Science, Jagerbombs and changing the world

Food and Drink Student Life

My most recent culinary endeavour left me feeling strangely at home; weighing out tiny quantities of indistinguishable, white powders and trying in vain to get them to dissolve in unlikely solvents, under the sceptical gaze of onlookers. I feel compelled to mention that nothing untoward was going on in my day to day life or my kitchen. I am a chemist and this week I have been trying my hand at molecular gastronomy, the “science-y” cooking that chefs such as Heston Blumenthal and Hervé This are best known for. The techniques employed in molecular gastronomy are, by no means, a new phenomenon though; Brasenose physicist Nikolas Kurti described many of them as early as 1969 in his television programme and a subsequent presentation to the Royal Society, both entitled “The Physicist in the Kitchen”.

As for my own attempt, after spending far more than I had planned on obscure ingredients and a cheap blender, I was able to carry out reverse spherification on Jägermeister. Here a drink is encapsulated in a gelatinous membrane with a liquid centre. I added my balls of jäger to cocktail glasses of ginger beer to give a classier twist on the notorious jägerbomb.

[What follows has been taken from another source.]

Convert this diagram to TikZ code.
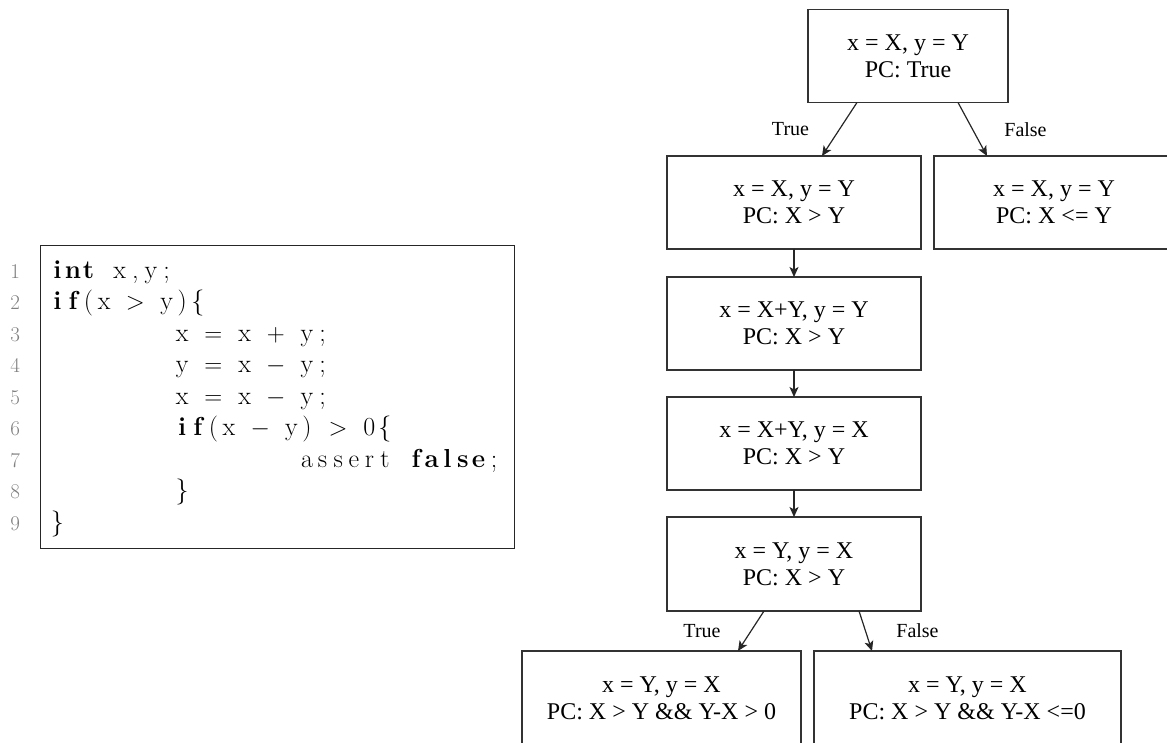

The ginger beer was far more refreshing on a summer afternoon and the sensation of the bubble of jäger bursting in the mouth was oddly pleasant, though the membrane that it left behind was met with mixed reviews.

Until recently molecular gastronomy has been the preserve of Michelin starred chefs, but that could be set to change with a number of books and DIY kits now on the market. This begs the question: will we all be cooking with molecular gastronomy one day? Sadly, no. The appeal of molecular gastronomy lies in it being a feast for the eyes as well as the mouth and experiencing an everyday flavour alongside a texture or temperature that you would not normally associate with it. The increased availability of the techniques on offer to the layperson, while great for astounding guests at a dinner party, are far less likely to be employed while making supper mid-week. The amount of money, time and effort associated with preparing capsules, foams and mists really doesn’t seem worthwhile unless you are cooking to impress and the novelty of the dishes may wear thin if they were prepared too often.

While molecular gastronomy may not have found its place in everyday cooking, the techniques employed within it have found uses elsewhere such as in the production of the juice-filled pearls that go into bubble tea. Last year London-based Skipping Rocks Lab developed Ooho!: drinking water trapped in spheres which are both edible and biodegradable to eliminate the waste produced in the form of water bottles! The idea was named as one of five with the potential to change the world at the 2014 Lexus Design Awards: a poignant reminder that science in food will be crucial in feeding a growing population, and overcoming environmental issues with food and drink production.